Sri Lanka Development Bonds, (SLDB) Treasury bonds and Treasury Bills are Sri Lanka’s main local debt instruments. It has been observed that there is no need to subject them to a restructuring process as these have been issued on a short to medium-term basis. Due to the existing inflation conditions and depreciated exchange rate conditions, local debt sources have already undergone some self-restructuring in a background where their original investment values have now deteriorated.

Therefore, there is no risk of additional restructuring of domestic debt, the MoF and the CBSL have observed. In compliance with the proposed debt restructuring plan in Sri Lanka, many Banks have already made provisions of around 20 per cent for their International Sovereign Bonds (ISB) and SLDB holdings and are expected to provide further provisions depending on the final debt restructuring proposal. Relevant Bank officials told Finance Today that ISB holders will likely see a 35-40% ‘haircut’ on holdings of ISBs, if they participate in the debt restructuring plan. Meanwhile, a top Singaporean Law firm, Baker McKenzie Wong and Leow, which is a joint law- venture between Baker McKenzie and Wong and Leow LLC, has been appointed as the Common International Legal Counsel to protect the interest of eight Sri Lankan commercial banking sector International Sovereign Bonds (ISB) holders. According to these sources, eight Sri Lankan Banks namely: Hatton National Bank PLC (HNB), Commercial Bank of Ceylon PLC (ComBank), Seylan Bank PLC (Seylan), National Development Bank (NDB), Nations Trust Bank PLC (NTB), DFCC Bank PLC (DFCC), Sampath Bank PLC (Sampath) and Pan Asia Banking Corporation PLC (PABC) have collectively invested around US$ 1.5 Billion in ISBs.

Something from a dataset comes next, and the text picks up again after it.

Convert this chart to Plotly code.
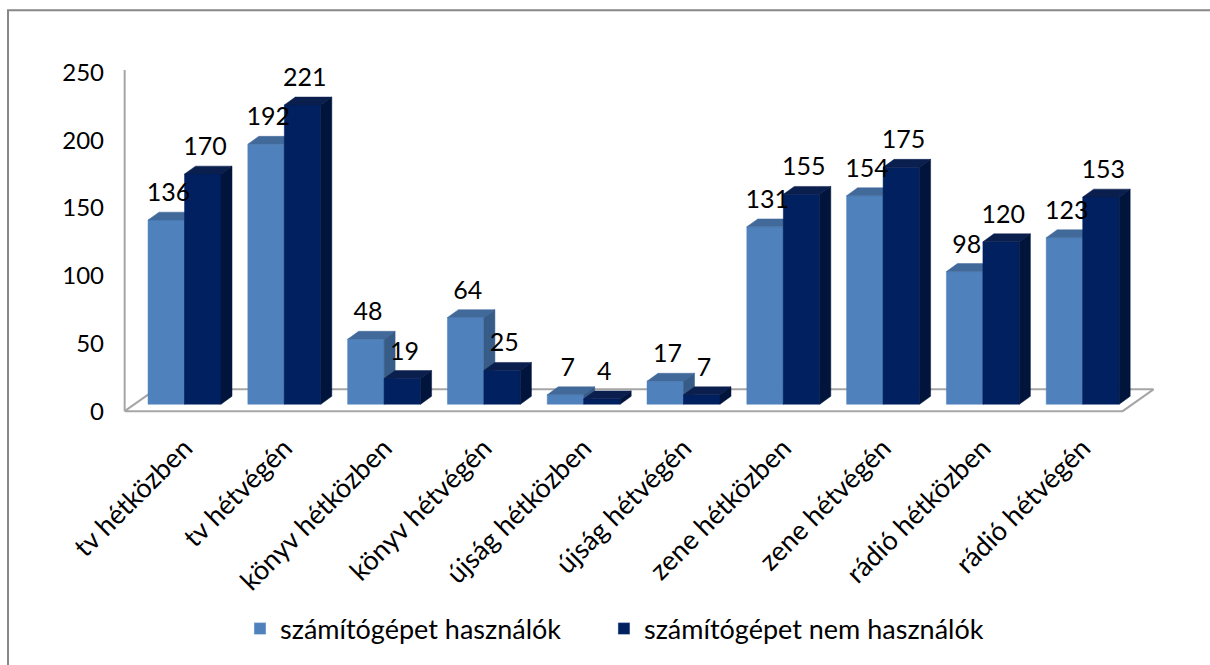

However, the Bank of Ceylon (BoC), which has over USD 240 million ISB holding and considering their State-ownership, has decided not to join this endeavour. On 12th April 2022, CBSL declared temporary debt suspensions for dollar denominated foreign debts pending the completion of the Government’s discussions with the International Monetary Fund (IMF) and the preparation of a comprehensive debt restructuring program covering obligations. However, CBSL announced that Sri Lanka’s domestic and foreign creditors who can apply to receive suspended debt repayments in rupees under an interim policy, could also be paid in bonds as an alternative repayment method.

Sri Lanka Development Bonds (SLDBs) is a debt instrument denominated in US Dollars issued by the Government of Sri Lanka. Interest is paid to the holder every six months and the principal repayment is made at the end of the maturity period.

CA Sri Lanka Issues New Direction for Banking Sector Debt Portfolio Investments

The Institute of Chartered Accountants of Sri Lanka (CA Sri Lanka) has decided to temporarily relax its accounting policies in relations to Banking Sector Debt Portfolio investments.

Therefore, considering Sri Lanka’s unprecedented changes in the macro-economic scenario, CA Sri Lanka has issued the ‘Statement of Alterative Treatment (SoAT)’ on the classification of Debt Portfolio such as Treasury Bonds and Sri Lanka Development Bonds. This SoAT will provide a temporary practical expedient to permit entities to reclassify the debt portfolio measured at Fair Value through Other Comprehensive Income (FVTOCI) for Amortised cost,’ the relevant directive stated.

 This SoAT is applicable only to debt portfolios currently classified as FVTOCI and should not be applied to portfolios classified as Fair Value through Profit or Loss, it stated. Furthermore, in addition to the alternative treatment given in this SoAT, entities must continue to comply with all other provisions of Sri Lanka Accounting Standards (SLFRS/ LKAS).